As expected, the European Union's European Commission (EC) has filed a formal "statement of objections" against Samsung over its actions in cases against Apple.
The EU's competition-governing body today announced that, in its "preliminary view," Samsung's requests for injunctions against Apple products over their alleged use of wireless patents Samsung owns "amounts to an abuse of a dominant position prohibited by EU antitrust rules."
Here's what Joaquin Almunia, the EC's competition chief, has to say about the move:
Intellectual-property rights are an important cornerstone of the single market. However, such rights should not be misused when they are essential to implement industry standards, which bring huge benefits to businesses and consumers alike. When companies have contributed their patents to an industry standard and have made a commitment to license the patents in return for fair remuneration, then the use of injunctions against willing licensees can be anticompetitive.
Samsung over the last couple of years has launched a flurry of patent-infringement claims against Apple, alleging that the iPhone maker violates patents it holds related to 3G connectivity. When Samsung has brought those claims to the court, it has asked for an injunction against Apple's allegedly infringing products.
According to the EC, those patents are standard-essential, meaning they must be offered on a fair, reasonable, and nondiscriminatory (FRAND) basis. The EC's preliminary findings have led it to question whether Samsung was following FRAND practices.
"Where a commitment to license SEPs on FRAND terms has been given by Samsung, and where a potential licensee, in this case Apple, has shown itself to be willing to negotiate a FRAND licence for the SEPs, then recourse to injunctions harms competition," the EC said today in a statement.
The European Union has been investigating Samsung since November 2011. In January, the agency announced a formal investigation to determine whether Samsung "has failed to honor its irrevocable commitment given in 1998 to the European Telecommunications Standards Institute (ETSI) to license any standard essential patents relating to European mobile telephony standards on fair, reasonable, and nondiscriminatory (FRAND) terms." Just yesterday, Almunia said that his office would "issue a statement of objections very soon."
A statement of objections is a formal, but not final, step in Commission investigations. The statement of objections is designed to inform a possibly infringing company of the issues the agency has discovered and give it an opportunity to reply in its own defense.
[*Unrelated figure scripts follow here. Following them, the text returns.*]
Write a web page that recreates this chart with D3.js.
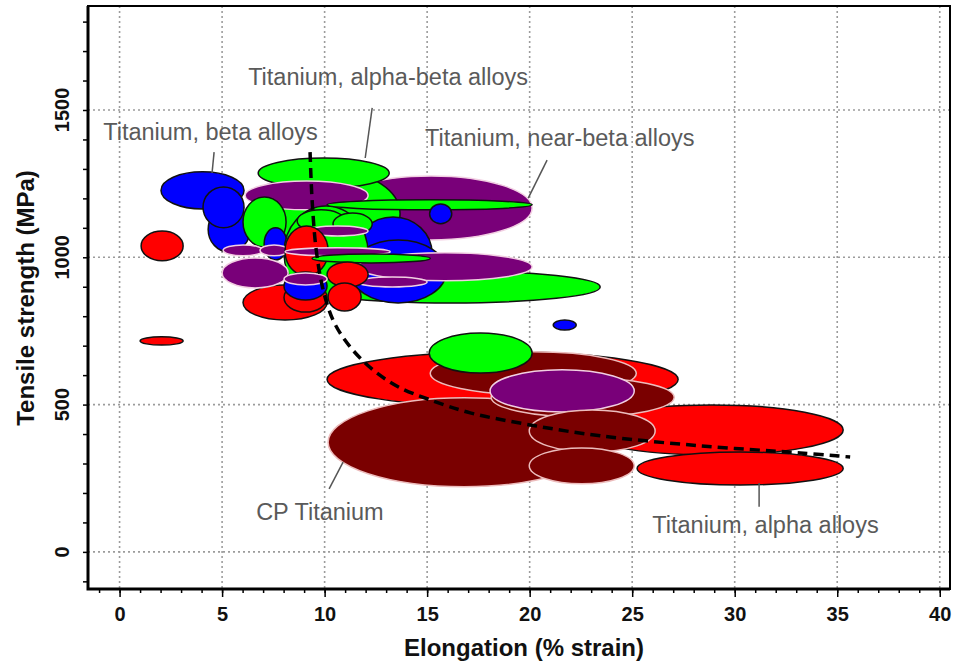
<!DOCTYPE html>
<html>
<head>
<meta charset="utf-8">
<script src="https://cdn.jsdelivr.net/npm/d3@7"></script>
<style>
  html, body { margin: 0; padding: 0; background: #fff; }
  svg { display: block; font-family: "Liberation Sans", Arial, Helvetica, sans-serif; }
</style>
</head>
<body>
<svg id="chart" width="954" height="664"></svg>
<script>
// Property envelopes: [drawOrder, elongation low, elongation high, strength low (MPa), strength high (MPa)]
const nearBetaAlloys = [
  [1, 10.27, 20.12, 1059, 1276],
  [4, 6.12, 12.12, 1161, 1259],
  [16, 9.15, 12.12, 1072, 1106],
  [17, 11.59, 20.12, 920, 1015],
  [21, 5.00, 8.22, 896, 998],
  [22, 5.05, 7.00, 1005, 1042],
  [23, 6.85, 8.22, 1005, 1042],
  [25, 8.07, 13.20, 1005, 1032],
  [27, 11.59, 15.00, 899, 933],
  [31, 8.02, 10.12, 906, 947],
  [42, 18.07, 25.10, 475, 618]
];
const alphaBetaAlloys = [
  [2, 7.44, 13.68, 1005, 1290],
  [3, 6.76, 13.15, 1235, 1337],
  [8, 6.02, 8.12, 1035, 1205],
  [10, 8.80, 23.44, 845, 954],
  [13, 8.02, 12.12, 855, 1174],
  [14, 8.66, 11.00, 1086, 1161],
  [15, 10.41, 12.32, 1076, 1150],
  [18, 10.12, 20.12, 1161, 1195],
  [26, 9.39, 15.15, 981, 1011],
  [40, 15.10, 20.12, 607, 743]
];
const betaAlloys = [
  [5, 2.02, 6.07, 1164, 1290],
  [6, 4.32, 6.37, 1018, 1171],
  [7, 4.07, 6.07, 1100, 1239],
  [9, 7.05, 8.17, 991, 1100],
  [11, 11.44, 15.24, 889, 1137],
  [12, 11.24, 15.93, 845, 1059],
  [19, 15.12, 16.20, 1114, 1181],
  [30, 8.02, 10.12, 855, 950],
  [35, 21.15, 22.27, 753, 787]
];
const alphaAlloys = [
  [20, 6.02, 10.12, 787, 906],
  [24, 8.07, 10.17, 937, 1106],
  [28, 10.12, 12.12, 899, 984],
  [29, 8.02, 10.12, 814, 913],
  [32, 10.17, 11.78, 818, 913],
  [33, 1.05, 3.10, 988, 1089],
  [34, 1.00, 3.10, 702, 730],
  [36, 10.12, 27.24, 492, 679],
  [38, 22.46, 35.29, 329, 499],
  [45, 25.24, 35.29, 227, 339]
];
const cpTitanium = [
  [37, 10.17, 23.44, 221, 523],
  [39, 15.15, 25.20, 533, 679],
  [41, 18.12, 27.05, 458, 591],
  [43, 19.98, 26.12, 339, 482],
  [44, 19.98, 25.10, 231, 353]
];

// Strength / ductility trade-off guide line
const trendElongation = [9.29, 9.39, 9.59, 9.93, 10.41, 10.99, 11.73, 12.61, 13.68, 15.15, 17.10, 20.02, 23.44, 28.32, 33.20, 35.63];
const trendStrength   = [1357, 1194, 1025, 889, 787, 719, 658, 604, 557, 516, 472, 431, 394, 360, 336, 322];

const xTickValues = [0, 5, 10, 15, 20, 25, 30, 35, 40];
const yTickValues = [0, 500, 1000, 1500];

// Family labels with leader lines (data coordinates)
const familyLabels = [
  { text: "Titanium, alpha-beta alloys", at: [6.27, 1612], leader: [[12.32, 1507], [11.98, 1337]] },
  { text: "Titanium, beta alloys",       at: [-0.80, 1425], leader: [[4.61, 1357], [4.51, 1286]] },
  { text: "Titanium, near-beta alloys",  at: [14.90, 1405], leader: [[20.85, 1330], [19.93, 1201]] },
  { text: "CP Titanium",                 at: [6.66, 136],  leader: [[10.90, 305], [10.22, 214]] },
  { text: "Titanium, alpha alloys",      at: [25.98, 92],  leader: [[31.19, 234], [31.19, 153]] }
];

const familyStyle = {
  nearBeta:  { fill: "#790079", stroke: "#f2cfe2" },
  alphaBeta: { fill: "#00ff00", stroke: "#111" },
  beta:      { fill: "#0000ff", stroke: "#111" },
  alpha:     { fill: "#ff0000", stroke: "#111" },
  cp:        { fill: "#7a0000", stroke: "#ecbcbc" }
};

const plot = { left: 88, right: 950, top: 6, bottom: 589 };

const x = d3.scaleLinear().domain([-1.54, 40.5]).range([plot.left, plot.right]);
const y = d3.scaleLinear().domain([-126, 1853]).range([plot.bottom, plot.top]);

const svg = d3.select("#chart");

// grid
const grid = svg.append("g").attr("stroke", "#9c9c9c").attr("stroke-width", 1.6)
  .attr("stroke-dasharray", "2,3");
grid.selectAll("line.v").data(xTickValues).join("line")
  .attr("x1", d => x(d)).attr("x2", d => x(d))
  .attr("y1", plot.top).attr("y2", plot.bottom);
grid.selectAll("line.h").data(yTickValues).join("line")
  .attr("y1", d => y(d)).attr("y2", d => y(d))
  .attr("x1", plot.left).attr("x2", plot.right);

// envelopes, painted in draw order
const envelopes = [
  ...nearBetaAlloys.map(r => ({ fam: "nearBeta", r })),
  ...alphaBetaAlloys.map(r => ({ fam: "alphaBeta", r })),
  ...betaAlloys.map(r => ({ fam: "beta", r })),
  ...alphaAlloys.map(r => ({ fam: "alpha", r })),
  ...cpTitanium.map(r => ({ fam: "cp", r }))
].sort((a, b) => a.r[0] - b.r[0]);

svg.append("g").selectAll("ellipse").data(envelopes).join("ellipse")
  .attr("cx", d => x((d.r[1] + d.r[2]) / 2))
  .attr("cy", d => y((d.r[3] + d.r[4]) / 2))
  .attr("rx", d => (x(d.r[2]) - x(d.r[1])) / 2)
  .attr("ry", d => (y(d.r[3]) - y(d.r[4])) / 2)
  .attr("fill", d => familyStyle[d.fam].fill)
  .attr("stroke", d => familyStyle[d.fam].stroke)
  .attr("stroke-width", 1.5);

// trade-off curve
svg.append("path")
  .datum(trendElongation.map((e, i) => [e, trendStrength[i]]))
  .attr("d", d3.line().curve(d3.curveCatmullRom).x(d => x(d[0])).y(d => y(d[1])))
  .attr("fill", "none").attr("stroke", "#000").attr("stroke-width", 3.5)
  .attr("stroke-dasharray", "10,6");

// family labels
const lab = svg.append("g");
familyLabels.forEach(l => {
  lab.append("line")
    .attr("x1", x(l.leader[0][0])).attr("y1", y(l.leader[0][1]))
    .attr("x2", x(l.leader[1][0])).attr("y2", y(l.leader[1][1]))
    .attr("stroke", "#555").attr("stroke-width", 1.5);
  lab.append("text")
    .attr("x", x(l.at[0])).attr("y", y(l.at[1]) + 8)
    .attr("fill", "#5a5a5a").attr("font-size", 23.5)
    .text(l.text);
});

// frame
svg.append("rect")
  .attr("x", plot.left).attr("y", plot.top)
  .attr("width", plot.right - plot.left).attr("height", plot.bottom - plot.top)
  .attr("fill", "none").attr("stroke", "#000").attr("stroke-width", 2);
svg.append("path")
  .attr("d", `M${plot.left},${plot.top}V${plot.bottom}H${plot.right}`)
  .attr("fill", "none").attr("stroke", "#000").attr("stroke-width", 3);

// x axis
const xAxisMinor = d3.axisBottom(x).tickValues(d3.range(-1, 41)).tickSize(4).tickFormat("");
const xAxisMajor = d3.axisBottom(x).tickValues(xTickValues).tickSize(8).tickPadding(10);
const gxm = svg.append("g").attr("transform", `translate(0,${plot.bottom})`).call(xAxisMinor);
const gx = svg.append("g").attr("transform", `translate(0,${plot.bottom})`).call(xAxisMajor);
[gxm, gx].forEach(g => {
  g.select(".domain").remove();
  g.selectAll(".tick line").attr("stroke", "#000").attr("stroke-width", 1.5);
});
gx.selectAll(".tick text")
  .attr("font-family", "'Liberation Sans', Arial, sans-serif")
  .attr("font-size", 20).attr("font-weight", "bold").attr("fill", "#111");

// y axis
const yAxisMinor = d3.axisLeft(y).tickValues(d3.range(-100, 1900, 100)).tickSize(5).tickFormat("");
const gym = svg.append("g").attr("transform", `translate(${plot.left},0)`).call(yAxisMinor);
gym.select(".domain").remove();
gym.selectAll(".tick line").attr("stroke", "#000").attr("stroke-width", 1.5);
svg.append("g").selectAll("text").data(yTickValues).join("text")
  .attr("transform", d => `translate(69,${y(d)}) rotate(-90)`)
  .attr("text-anchor", "middle")
  .attr("font-size", 20).attr("font-weight", "bold").attr("fill", "#111")
  .text(d => d);

// axis titles
svg.append("text")
  .attr("x", 524).attr("y", 656)
  .attr("text-anchor", "middle")
  .attr("font-size", 24).attr("font-weight", "bold").attr("fill", "#111")
  .text("Elongation (% strain)");
svg.append("text")
  .attr("transform", "translate(34,298) rotate(-90)")
  .attr("text-anchor", "middle")
  .attr("font-size", 24).attr("font-weight", "bold").attr("fill", "#111")
  .text("Tensile strength (MPa)");
</script>
</body>
</html>
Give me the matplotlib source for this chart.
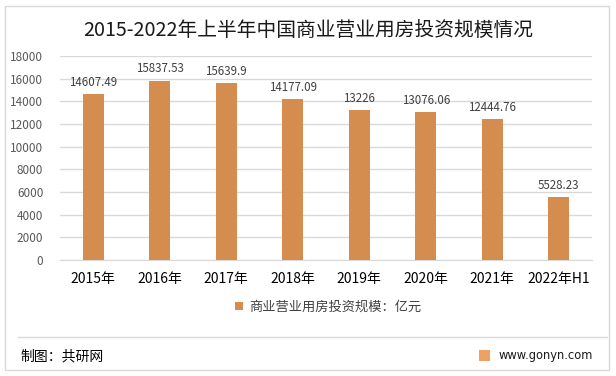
import numpy as np
import matplotlib
matplotlib.use("Agg")
from matplotlib import pyplot as plt
from matplotlib.patches import Rectangle

plt.rcParams['font.family'] = ['Noto Sans CJK SC', 'DejaVu Sans']

# 数据
years = ["2015年", "2016年", "2017年", "2018年", "2019年", "2020年", "2021年", "2022年H1"]
invest = [14607.49, 15837.53, 15639.9, 14177.09, 13226, 13076.06, 12444.76, 5528.23]
value_labels = ["14607.49", "15837.53", "15639.9", "14177.09", "13226", "13076.06", "12444.76", "5528.23"]
yticks = list(range(0, 18001, 2000))

W, H = 616, 376
fig = plt.figure(figsize=(W / 100, H / 100), dpi=100)

# 外框
fig.patches.append(Rectangle((5 / W, 6 / H), 604 / W, 364 / H, transform=fig.transFigure,
                             fill=False, edgecolor="#d9d9d9", linewidth=1))

ax = fig.add_axes([60 / W, 1 - 260 / H, 532 / W, 204 / H])
x = np.arange(len(years))
bars = ax.bar(x, invest, width=0.31, color="#d58c4f", zorder=3, label="商业营业用房投资规模：亿元")
for xi, v, s in zip(x, invest, value_labels):
    ax.text(xi, v + 450, s, ha="center", va="bottom", fontsize=8.3, color="#404040")

ax.set_xlim(-0.5, len(years) - 0.5)
ax.set_ylim(0, 18000)
ax.set_yticks(yticks)
ax.set_yticklabels([str(t) for t in yticks], fontsize=8.5, color="#595959")
ax.set_xticks(x)
ax.set_xticklabels(years, fontsize=10, color="#000000")
ax.tick_params(axis="both", length=0)
ax.tick_params(axis="x", pad=9)
ax.tick_params(axis="y", pad=12)
ax.grid(axis="y", color="#d9d9d9", linewidth=1, zorder=0)
for sp in ["top", "right", "left"]:
    ax.spines[sp].set_visible(False)
ax.spines["bottom"].set_color("#d9d9d9")

fig.text(0.5, 1 - 30 / H, "2015-2022年上半年中国商业营业用房投资规模情况", ha="center", va="center",
         fontsize=14.2, color="#1a1a1a")

leg = fig.legend(handles=[bars], loc="center", bbox_to_anchor=(328 / W, 1 - 307 / H), frameon=False,
                 fontsize=9.5, handlelength=0.6, handleheight=0.6, handletextpad=0.5)
for t in leg.get_texts():
    t.set_color("#404040")

# 分隔线与底部
fig.add_artist(plt.Line2D([18 / W, 607 / W], [1 - 337 / H, 1 - 337 / H], color="#d9d9d9", linewidth=1))
fig.text(20 / W, 1 - 356 / H, "制图：共研网", ha="left", va="center", fontsize=10, color="#000000")
fig.patches.append(Rectangle((479 / W, 1 - 361 / H), 11 / W, 11 / H, transform=fig.transFigure,
                             facecolor="#f0a060", edgecolor="none"))
fig.text(593 / W, 1 - 356 / H, "www.gonyn.com", ha="right", va="center", fontsize=8.3, color="#1a1a1a",
         family=["DejaVu Sans"])

fig.savefig("out.png", dpi=100)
Whether Samsung actually saw this coming is unknown. However, earlier this week, the company announced that it had dropped requests to ban Apple products across several European countries, including Germany, the U.K., and France. Here's Samsung's full statement from earlier this week:
Samsung remains committed to licensing our technologies on fair, reasonable, and nondiscriminatory terms, and we strongly believe it is better when companies compete fairly in the marketplace, rather than in court. In this spirit, Samsung has decided to withdraw our injunction requests against Apple on the basis of our standard essential patents pending in European courts, in the interest of protecting consumer choice.
The EC has not made a final decision on its Samsung investigation. If, however, it does rule against Samsung, the company could face a fine of up to 10 percent of its annual sales.
CNET has contacted Samsung for comment on the EC's statement of objections. We will update this story when we have more information.